**Data**:
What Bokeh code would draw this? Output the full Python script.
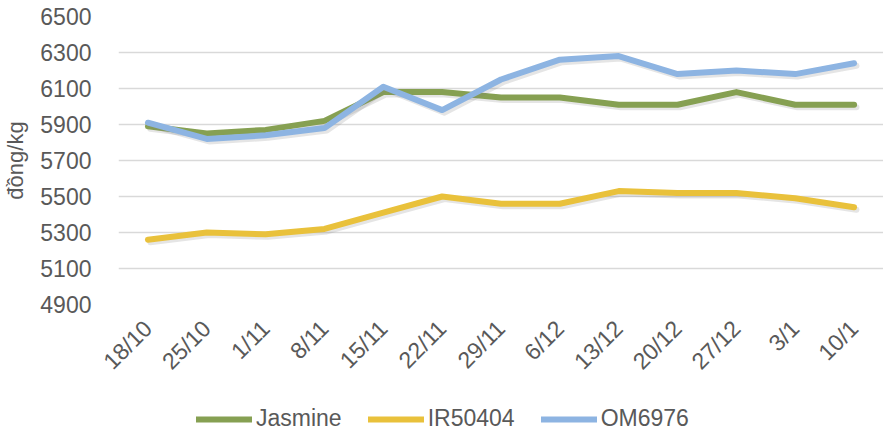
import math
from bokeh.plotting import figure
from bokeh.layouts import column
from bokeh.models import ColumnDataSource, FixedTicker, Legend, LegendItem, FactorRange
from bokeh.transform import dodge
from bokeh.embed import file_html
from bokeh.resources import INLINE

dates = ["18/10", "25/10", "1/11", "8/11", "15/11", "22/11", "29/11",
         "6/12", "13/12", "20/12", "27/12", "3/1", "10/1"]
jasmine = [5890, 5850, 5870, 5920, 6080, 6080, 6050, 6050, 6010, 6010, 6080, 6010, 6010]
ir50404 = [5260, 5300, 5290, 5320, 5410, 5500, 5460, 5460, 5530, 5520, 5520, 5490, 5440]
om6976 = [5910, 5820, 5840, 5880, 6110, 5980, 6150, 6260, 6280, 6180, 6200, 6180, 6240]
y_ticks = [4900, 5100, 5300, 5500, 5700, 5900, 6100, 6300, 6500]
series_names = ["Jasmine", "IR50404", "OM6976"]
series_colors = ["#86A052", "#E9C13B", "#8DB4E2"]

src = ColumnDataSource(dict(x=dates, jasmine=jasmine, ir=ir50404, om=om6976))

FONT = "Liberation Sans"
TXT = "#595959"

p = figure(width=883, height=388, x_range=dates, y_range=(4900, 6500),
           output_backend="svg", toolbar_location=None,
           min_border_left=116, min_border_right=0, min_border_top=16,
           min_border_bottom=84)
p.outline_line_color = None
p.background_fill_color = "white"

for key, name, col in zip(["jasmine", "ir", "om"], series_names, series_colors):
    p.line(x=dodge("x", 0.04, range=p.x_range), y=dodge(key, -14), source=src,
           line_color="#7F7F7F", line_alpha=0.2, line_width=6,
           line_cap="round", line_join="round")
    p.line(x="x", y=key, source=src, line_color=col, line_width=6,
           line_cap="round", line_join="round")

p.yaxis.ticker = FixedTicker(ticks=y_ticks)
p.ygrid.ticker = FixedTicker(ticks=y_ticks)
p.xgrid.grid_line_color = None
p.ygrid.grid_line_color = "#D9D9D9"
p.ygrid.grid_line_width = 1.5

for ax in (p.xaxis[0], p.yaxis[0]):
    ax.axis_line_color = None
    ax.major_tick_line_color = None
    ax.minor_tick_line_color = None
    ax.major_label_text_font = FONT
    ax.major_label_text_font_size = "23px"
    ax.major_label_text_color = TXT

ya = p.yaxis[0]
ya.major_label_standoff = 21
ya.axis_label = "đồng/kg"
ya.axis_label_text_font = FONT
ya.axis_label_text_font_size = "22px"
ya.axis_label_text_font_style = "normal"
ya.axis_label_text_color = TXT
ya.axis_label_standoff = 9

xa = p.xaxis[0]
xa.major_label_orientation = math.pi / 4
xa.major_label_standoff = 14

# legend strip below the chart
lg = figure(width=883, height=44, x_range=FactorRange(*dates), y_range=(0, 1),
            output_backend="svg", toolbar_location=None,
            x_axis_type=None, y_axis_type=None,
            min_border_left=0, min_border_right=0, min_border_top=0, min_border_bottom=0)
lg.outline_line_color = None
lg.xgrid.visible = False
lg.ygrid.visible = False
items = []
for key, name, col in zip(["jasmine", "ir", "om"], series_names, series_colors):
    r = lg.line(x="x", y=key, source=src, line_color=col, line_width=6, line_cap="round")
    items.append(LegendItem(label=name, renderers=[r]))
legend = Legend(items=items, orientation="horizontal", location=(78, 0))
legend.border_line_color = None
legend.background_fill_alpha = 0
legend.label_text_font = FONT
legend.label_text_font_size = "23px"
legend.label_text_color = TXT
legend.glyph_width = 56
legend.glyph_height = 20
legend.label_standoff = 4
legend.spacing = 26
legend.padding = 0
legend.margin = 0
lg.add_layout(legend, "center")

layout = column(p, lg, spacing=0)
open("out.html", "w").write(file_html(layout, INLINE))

**Direction**: Leave the images out, please, and restate each line word for word.

**In response**:
What Bokeh code would draw this? Output the full Python script.
import math
from bokeh.plotting import figure
from bokeh.layouts import column
from bokeh.models import ColumnDataSource, FixedTicker, Legend, LegendItem, FactorRange
from bokeh.transform import dodge
from bokeh.embed import file_html
from bokeh.resources import INLINE

dates = ["18/10", "25/10", "1/11", "8/11", "15/11", "22/11", "29/11",
         "6/12", "13/12", "20/12", "27/12", "3/1", "10/1"]
jasmine = [5890, 5850, 5870, 5920, 6080, 6080, 6050, 6050, 6010, 6010, 6080, 6010, 6010]
ir50404 = [5260, 5300, 5290, 5320, 5410, 5500, 5460, 5460, 5530, 5520, 5520, 5490, 5440]
om6976 = [5910, 5820, 5840, 5880, 6110, 5980, 6150, 6260, 6280, 6180, 6200, 6180, 6240]
y_ticks = [4900, 5100, 5300, 5500, 5700, 5900, 6100, 6300, 6500]
series_names = ["Jasmine", "IR50404", "OM6976"]
series_colors = ["#86A052", "#E9C13B", "#8DB4E2"]

src = ColumnDataSource(dict(x=dates, jasmine=jasmine, ir=ir50404, om=om6976))

FONT = "Liberation Sans"
TXT = "#595959"

p = figure(width=883, height=388, x_range=dates, y_range=(4900, 6500),
           output_backend="svg", toolbar_location=None,
           min_border_left=116, min_border_right=0, min_border_top=16,
           min_border_bottom=84)
p.outline_line_color = None
p.background_fill_color = "white"

for key, name, col in zip(["jasmine", "ir", "om"], series_names, series_colors):
    p.line(x=dodge("x", 0.04, range=p.x_range), y=dodge(key, -14), source=src,
           line_color="#7F7F7F", line_alpha=0.2, line_width=6,
           line_cap="round", line_join="round")
    p.line(x="x", y=key, source=src, line_color=col, line_width=6,
           line_cap="round", line_join="round")

p.yaxis.ticker = FixedTicker(ticks=y_ticks)
p.ygrid.ticker = FixedTicker(ticks=y_ticks)
p.xgrid.grid_line_color = None
p.ygrid.grid_line_color = "#D9D9D9"
p.ygrid.grid_line_width = 1.5

for ax in (p.xaxis[0], p.yaxis[0]):
    ax.axis_line_color = None
    ax.major_tick_line_color = None
    ax.minor_tick_line_color = None
    ax.major_label_text_font = FONT
    ax.major_label_text_font_size = "23px"
    ax.major_label_text_color = TXT

ya = p.yaxis[0]
ya.major_label_standoff = 21
ya.axis_label = "đồng/kg"
ya.axis_label_text_font = FONT
ya.axis_label_text_font_size = "22px"
ya.axis_label_text_font_style = "normal"
ya.axis_label_text_color = TXT
ya.axis_label_standoff = 9

xa = p.xaxis[0]
xa.major_label_orientation = math.pi / 4
xa.major_label_standoff = 14

# legend strip below the chart
lg = figure(width=883, height=44, x_range=FactorRange(*dates), y_range=(0, 1),
            output_backend="svg", toolbar_location=None,
            x_axis_type=None, y_axis_type=None,
            min_border_left=0, min_border_right=0, min_border_top=0, min_border_bottom=0)
lg.outline_line_color = None
lg.xgrid.visible = False
lg.ygrid.visible = False
items = []
for key, name, col in zip(["jasmine", "ir", "om"], series_names, series_colors):
    r = lg.line(x="x", y=key, source=src, line_color=col, line_width=6, line_cap="round")
    items.append(LegendItem(label=name, renderers=[r]))
legend = Legend(items=items, orientation="horizontal", location=(78, 0))
legend.border_line_color = None
legend.background_fill_alpha = 0
legend.label_text_font = FONT
legend.label_text_font_size = "23px"
legend.label_text_color = TXT
legend.glyph_width = 56
legend.glyph_height = 20
legend.label_standoff = 4
legend.spacing = 26
legend.padding = 0
legend.margin = 0
lg.add_layout(legend, "center")

layout = column(p, lg, spacing=0)
open("out.html", "w").write(file_html(layout, INLINE))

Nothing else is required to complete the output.